Known Issues#

PolyBlocks is under active development, and we are constantly working towards addressing usability, coverage, and performance issues. Known issues are listed below. Any issues that you may find can be reported either on the polyblocks-playground-users Discord channel or via email to polyblocks@polymagelabs.com. Please see Questions and Issues as well.

NVIDIA GPUs#

On the benchmarks and models we tried, we did not see any major functionality gaps for NVIDIA GPUs. The TF32 data type is not supported with PolyBlocks. Instead, mixed precision fp16/fp32 and pure fp16 are supported.

AMD GPUs#

  • Workloads running in FP16 with FP16 accumulate mode on the matmul units will result in incorrect execution.

General: common to all programming frameworks#

  • Grouped convolutions are not supported.

  • TensorFloat32 (TF32) is not supported. Instead, mixed precision fp16/fp32 or pure fp16 are supported.

  • AOT (library generation) is supported for TensorFlow and PyTorch, but not for JAX yet.

Tensorflow#

On a large number of benchmarks we tried, we did not see any functionality issues for TensorFlow workloads.

PyTorch#

The following issues are known for PyTorch models:

  • Certain models, when run in the inference mode, may yield the error: RuntimeError: Inference tensors do not track version counter.. This will be addressed soon.

JAX#

  • Although we conducted a limited amount of testing using JAX, we expect a similar level of functionality and performance as with Tensorflow.

  • One may not see the expected amount of performance improvement when timing end-to-end (from Python) with JAX because not all Python-side overhead in our compiler driver has been optimized away. However, a comparison of GPU kernel execution times (using nsys on the Jupyterhub terminal) will reveal improved performance.

  • Quantization is not supported for JAX/PolyBlocks yet.

  • Care must be taken when passing the model parameters to functions that are being JIT’ed via PolyBlocks. They should always be passed as function arguments to the function that we are JITing. If we don’t pass them and obtain them from the enclosing scope, all the parameters will be captured as constants in the resultant IR, which will hurt compilation times as well as performance. When they are explicitly passed, they are captured as function parameters which is better for compilation times and performance. For example:

      @polyblocks_jit_jax(compile_options={'target': 'nvgpu'})
      # This is the correct usage.
      def ConvBiasRelu(variables, img):
          out = cnn.apply(variables, img)
          return out
    
      img = np.random.random_sample(input_shape).astype(np.float16)
      variables = jax_init_lazy_random(cnn, img)
      ConvBiasRelu(variables, img)
    
      # While the following is incorrect.
      img = np.random.random_sample(input_shape).astype(np.float16)
      variables = jax_init_lazy_random(cnn, img)
    
      @polyblocks_jit_jax(compile_options={'target': 'nvgpu'})
      def ConvBiasRelu(img):
          out = cnn.apply(variables, img)
          return out
    
      ConvBiasRelu(variables, img)
    
    

Playground#

NVIDIA GPU and AMD GPU within the same notebook#

It is currently not possible to execute PolyBlocks JITTed code both on the NVIDIA GPU and the AMD GPU within the same Python process. Executing on an NVIDIA GPU and then on the AMD GPU or vice versa will lead to an execution time failure when executing on the second device. Please restart the jupyterhub kernel when switching execution from the NVIDIA GPU to the AMD GPU or vice versa.

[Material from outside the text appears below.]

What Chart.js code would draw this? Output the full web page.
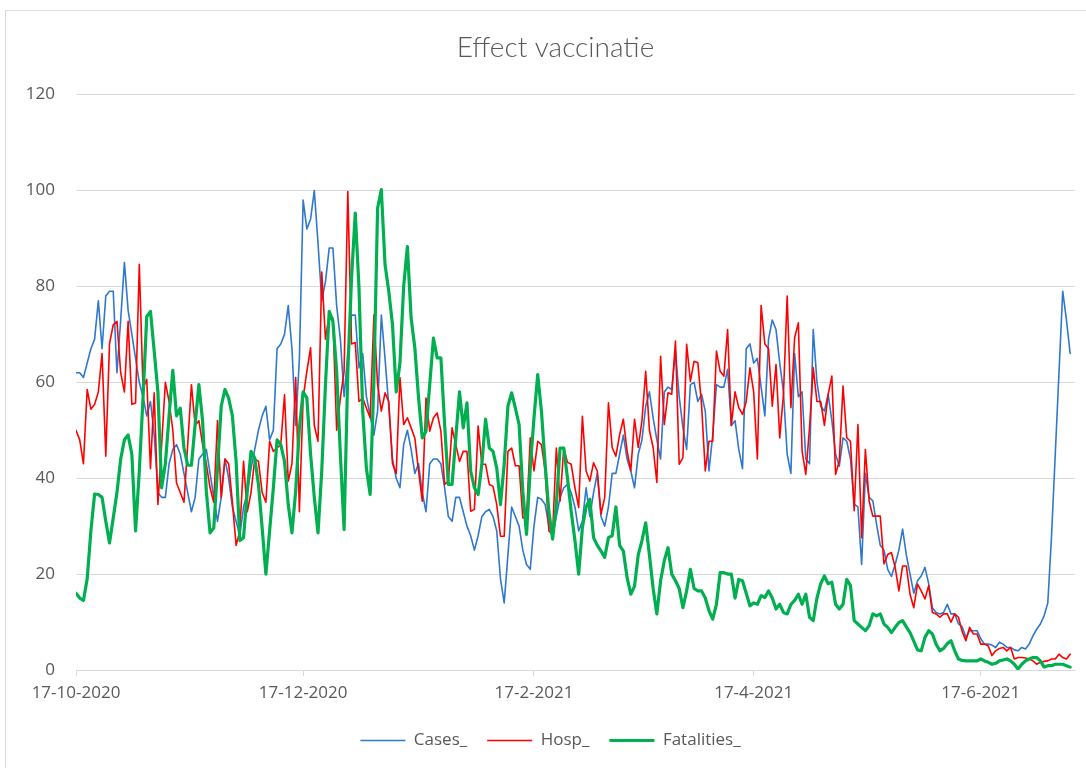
<!DOCTYPE html>
<html>
<head>
<meta charset="utf-8">
<title>Effect vaccinatie</title>
<script src="https://cdn.jsdelivr.net/npm/chart.js@4.4.1/dist/chart.umd.min.js"></script>
<style>
  html, body { margin: 0; padding: 0; background: #fff; }
  #wrap { position: relative; width: 1086px; height: 768px; overflow: hidden; }
  #frame { position: absolute; left: 5px; top: 10px; width: 1200px; height: 900px;
           border-top: 1px solid #d9d9d9; border-left: 1px solid #d9d9d9; pointer-events: none; }
</style>
</head>
<body>
<div id="wrap">
  <canvas id="chart" width="1086" height="768"></canvas>
  <div id="frame"></div>
</div>
<script>
// daily values, starting 17-10-2020
const cases = [
  62, 62, 61, 64, 67, 69, 77, 67, 78, 79,
  79, 62, 73, 85, 75, 70, 65, 60, 57, 53,
  56, 49, 37, 36, 36, 43, 46, 47, 45, 41,
  37, 33, 36, 44, 45, 46, 41, 36, 31, 36,
  44, 40, 34, 31, 28, 34, 37, 42, 46, 50,
  53, 55, 48, 50, 67, 68, 70, 76, 67, 51,
  65, 98, 92, 94, 100, 89, 77, 81, 88, 88,
  76, 69, 57, 66, 74, 74, 63, 66, 57, 53,
  49, 54, 74, 65, 55, 44, 40, 38, 47, 50,
  46, 41, 43, 37, 33, 43, 44, 44, 43, 38,
  32, 31, 36, 36, 33, 30, 28, 25, 28, 32,
  33, 33.5, 32, 29, 19, 14, 24, 34, 32, 30,
  25, 22, 21, 30, 36, 35.6, 34.5, 30, 28, 32,
  36, 38, 38.7, 37, 34, 29, 31, 38, 32, 37,
  41, 32, 30, 34, 41, 41, 45, 49, 44, 41.5,
  38, 45, 48, 55, 58, 52.6, 48, 44, 58, 59,
  58.5, 66.5, 57, 50.5, 46, 59.5, 60, 56, 57.5, 54,
  41.5, 49, 59.5, 59, 59, 62.7, 51, 52, 46, 42,
  67, 68, 64, 65, 59, 53, 69, 73, 71, 64,
  58, 45, 41, 66, 57, 58, 44, 43, 71, 60,
  55, 54, 57.5, 52, 45, 42.5, 48.4, 47.7, 44, 34.6,
  34, 22, 41, 36, 35.3, 30.4, 26, 25, 21, 19.5,
  22, 25, 29.4, 24, 20, 16, 18.6, 19.6, 21.4, 18,
  13, 12, 11.7, 12, 13.7, 11.7, 11.7, 9.6, 9, 6.8,
  8.2, 8.2, 8.2, 6.5, 5.4, 5.4, 5.2, 4.7, 5.8, 5.4,
  4.7, 4.7, 4.2, 4, 4.7, 4.4, 5.4, 7.1, 8.5, 9.6,
  11.3, 14, 28, 45, 62, 79, 73, 66
];

const hosp = [
  50, 48, 43, 58.5, 54.4, 55.4, 58, 66, 44.6, 68,
  72, 72.7, 62, 58, 72.7, 55.4, 55.7, 84.6, 58.8, 60.6,
  42, 57.8, 34.5, 47, 60, 56, 50, 39, 37, 35,
  47, 59.5, 51, 52, 47, 43, 38, 35, 52, 36,
  44, 43, 35, 26, 29, 43.5, 33, 37, 44, 43.5,
  37, 35, 47.7, 45.6, 46.3, 47, 57.4, 39.4, 43, 61,
  33, 56.7, 62.3, 67.2, 51, 47.7, 83, 69, 74, 73.4,
  50, 56.7, 62.3, 99.8, 68, 68.3, 56, 56.7, 54.6, 52.6,
  74, 59.5, 54, 57.8, 56, 43, 41, 61, 51.2, 52.6,
  50.5, 48.4, 41.5, 35.2, 56.7, 49.8, 52.6, 53.6, 49.8, 38.7,
  39.4, 50.5, 47, 43.5, 45.6, 45.6, 33.1, 33.5, 50.9, 42.9,
  42.9, 38.7, 38.3, 34.5, 27.9, 27.9, 45.6, 46.3, 42.6, 42.6,
  31.7, 31.9, 48.4, 41.5, 47.7, 47, 41.5, 29, 28.3, 46.3,
  35.2, 46.3, 43.3, 42.9, 38, 33.9, 52.9, 41.5, 39.4, 43.2,
  41.5, 32.5, 36, 55.7, 46.4, 44.6, 49.1, 52.3, 45.7, 41.5,
  52.3, 46.4, 52, 62.3, 50, 46.4, 39.1, 65.4, 51.2, 57.8,
  57.5, 68.6, 42.9, 44.3, 67.9, 60.2, 64.4, 64.1, 55.4, 41.5,
  47.7, 47.7, 66.5, 62.3, 61.3, 71, 51, 58, 54.7, 53.3,
  56, 63, 58, 44, 76, 68, 67, 55, 63.7, 48.4,
  57.5, 78, 54.7, 69.3, 72.4, 45.7, 40.8, 50.5, 63, 56,
  56, 51, 57.5, 61.3, 40.8, 43.6, 59.2, 48.4, 47.7, 33.2,
  51.2, 27.6, 46, 35.3, 32.1, 32.1, 32.1, 22.1, 24.1, 24.5,
  21.4, 16.5, 21.7, 21.7, 15.8, 13, 17.9, 16.5, 14.8, 17.6,
  12, 11.7, 11, 11.7, 11.7, 10, 11.7, 11, 8, 6.1,
  8.9, 7.5, 7.5, 5.4, 5.4, 5, 3, 4, 4.5, 4.7,
  4, 4.7, 2.3, 2.6, 2.6, 2.5, 2.3, 1.9, 1.2, 1.6,
  1.8, 1.9, 2.3, 2.3, 3.3, 2.6, 2.3, 3.3
];

const fatalities = [
  16, 15, 14.5, 19, 29, 36.7, 36.6, 36, 31, 26.5,
  31.7, 37, 44, 48, 49, 45, 29, 41.5, 56.7, 73.7,
  74.8, 66.5, 58, 38, 43, 53, 62.5, 53, 54.6, 46.3,
  42.7, 42.7, 51.2, 59.5, 51.9, 37.3, 28.6, 29.6, 42, 55,
  58.5, 56.7, 53, 43.5, 27, 27.6, 37.3, 45.6, 44.2, 38.7,
  29.6, 20, 29, 38, 48, 47, 43.5, 34.5, 28.6, 37.3,
  50.5, 58, 56.7, 45, 36, 28.6, 41.5, 59.5, 74.8, 72.7,
  62.3, 45, 29.3, 62.3, 81.7, 95.3, 79.7, 54, 42, 36.6,
  60.2, 96.3, 100.2, 84.5, 79, 72, 58, 64, 80, 88.3,
  73.4, 67.2, 56.7, 48.4, 49.8, 59.5, 69.2, 65.1, 65.1, 51.2,
  38.7, 38.7, 48.4, 58, 50.5, 55.7, 41.5, 38, 36.6, 42.9,
  52.3, 46.3, 45.6, 42.1, 34.5, 42.9, 55, 57.8, 54.6, 51.2,
  37.3, 28.3, 42.1, 52.6, 61.6, 54, 42.9, 33.1, 27.3, 34.5,
  46.3, 46.3, 40, 33, 27, 20, 29.7, 34, 35.6, 27.6,
  26, 24.8, 23.5, 27.6, 28, 34, 26, 24.8, 19.3, 15.8,
  17.5, 24, 27, 30.7, 24, 17, 11.7, 18.6, 22.8, 25.5,
  20, 18.6, 17, 13, 16.5, 21, 17, 16.5, 16.5, 15,
  12.4, 10.6, 13.7, 20.3, 20.3, 20, 20, 15, 18.9, 18.6,
  16, 13.4, 14, 13.7, 15.5, 15.1, 16.5, 15, 12.7, 13.7,
  12, 11.7, 13.7, 14.5, 15.8, 13.7, 15.8, 11, 10.3, 15,
  18, 19.6, 18, 18.3, 13.7, 12.7, 13.7, 18.9, 17.6, 10.3,
  9.6, 8.9, 8.2, 9.2, 11.7, 11.3, 11.7, 9.6, 8.9, 7.8,
  8.9, 9.9, 10.3, 9, 7.8, 6, 4.2, 4, 6.8, 8.2,
  7.5, 5.4, 4, 4.5, 5.5, 6.1, 4, 2.3, 2, 1.9,
  1.9, 1.9, 1.9, 2.3, 1.9, 1.6, 1.2, 1.4, 1.9, 2.1,
  2.3, 1.9, 1.2, 0.2, 1.2, 1.9, 2.3, 2.6, 2.6, 1.9,
  0.6, 0.9, 0.9, 1.2, 1.2, 1.2, 0.9, 0.6
];

// x-axis labels (day number from start -> text)
const tickDays = [0, 61, 123, 182, 243];
const tickLabels = ['17-10-2020', '17-12-2020', '17-2-2021', '17-4-2021', '17-6-2021'];

const days = cases.map((v, i) => i);
const grey = '#595959';
const gridGrey = '#d9d9d9';
const font = 'Open Sans';

// title and legend sit a bit right of the canvas centre in the original
const nudge = {
  id: 'nudge',
  afterLayout(chart) {
    chart.titleBlock.left += 18;
    chart.titleBlock.right += 18;
    chart.legend.left += 13;
    chart.legend.right += 13;
  },
};

new Chart(document.getElementById('chart'), {
  type: 'line',
  data: {
    labels: days,
    datasets: [
      { label: 'Cases_', data: cases, borderColor: '#2e78cf', backgroundColor: '#2e78cf',
        borderWidth: 1.6, order: 2 },
      { label: 'Hosp_', data: hosp, borderColor: '#ff0000', backgroundColor: '#ff0000',
        borderWidth: 1.6, order: 1 },
      { label: 'Fatalities_', data: fatalities, borderColor: '#00b050', backgroundColor: '#00b050',
        borderWidth: 3.2, order: 0 },
    ],
  },
  options: {
    animation: false,
    responsive: false,
    devicePixelRatio: 1,
    elements: {
      point: { radius: 0 },
      line: { tension: 0, borderJoinStyle: 'round', borderCapStyle: 'round' },
    },
    layout: { padding: { left: 0, right: 11, top: 0, bottom: 9 } },
    scales: {
      x: {
        type: 'linear',
        min: 0,
        max: 268.3,
        afterBuildTicks: (scale) => {
          scale.ticks = tickDays.map((d) => ({ value: d }));
        },
        afterFit: (scale) => { scale.height = 42; },
        ticks: {
          autoSkip: false,
          maxRotation: 0,
          padding: 7,
          color: grey,
          font: { family: font, size: 17 },
          callback: (value) => tickLabels[tickDays.indexOf(value)],
        },
        grid: { drawOnChartArea: false, drawTicks: true, tickLength: 6, color: gridGrey },
        border: { color: gridGrey },
      },
      y: {
        min: 0,
        max: 120,
        afterFit: (scale) => { scale.width = 76; },
        ticks: { stepSize: 20, padding: 21, color: grey, font: { family: font, size: 17 } },
        grid: { color: gridGrey, drawTicks: false },
        border: { display: false },
      },
    },
    plugins: {
      title: {
        display: true,
        text: 'Effect vaccinatie',
        color: grey,
        font: { family: 'Lato', size: 28, weight: 300 },
        padding: { top: 31, bottom: 30 },
      },
      legend: {
        position: 'bottom',
        labels: {
          usePointStyle: true,
          pointStyle: 'line',
          pointStyleWidth: 45,
          padding: 20,
          color: grey,
          font: { family: font, size: 17 },
          sort: (a, b) => a.datasetIndex - b.datasetIndex,
        },
      },
      tooltip: { enabled: false },
    },
  },
  plugins: [nudge],
});
</script>
</body>
</html>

Out-of-memory issues executing on GPUs#

We have a single NVIDIA GPU with 24 GB of memory and a similar AMD GPU that is shared by all users. Also, jupyterhub’s ipython kernel will hold onto GPU memory for the notebook a user is experimenting with. One can thus frequently experience out-of-memory issues when there are many users with open processes. This can be verified by running nvidia-smi or rocm-smi from the terminal. To alleviate or overcome this issue, please consider the following:

  • Limit the amount of GPU memory you are using to 4-5 GB as much as possible.

  • Log off the playground when you don’t plan to use it.

  • Check memory usage of others’ processes and email polyblocks@polymagelabs.com if there are other users whose idle processes occupying the GPU are making it impossible to run any experiments. The admin can then clear those up.

  • Restart your jupyterhub kernel or your jupyterhub server (Stop/Start from the control panel) if the real cause is your own (stray) processes.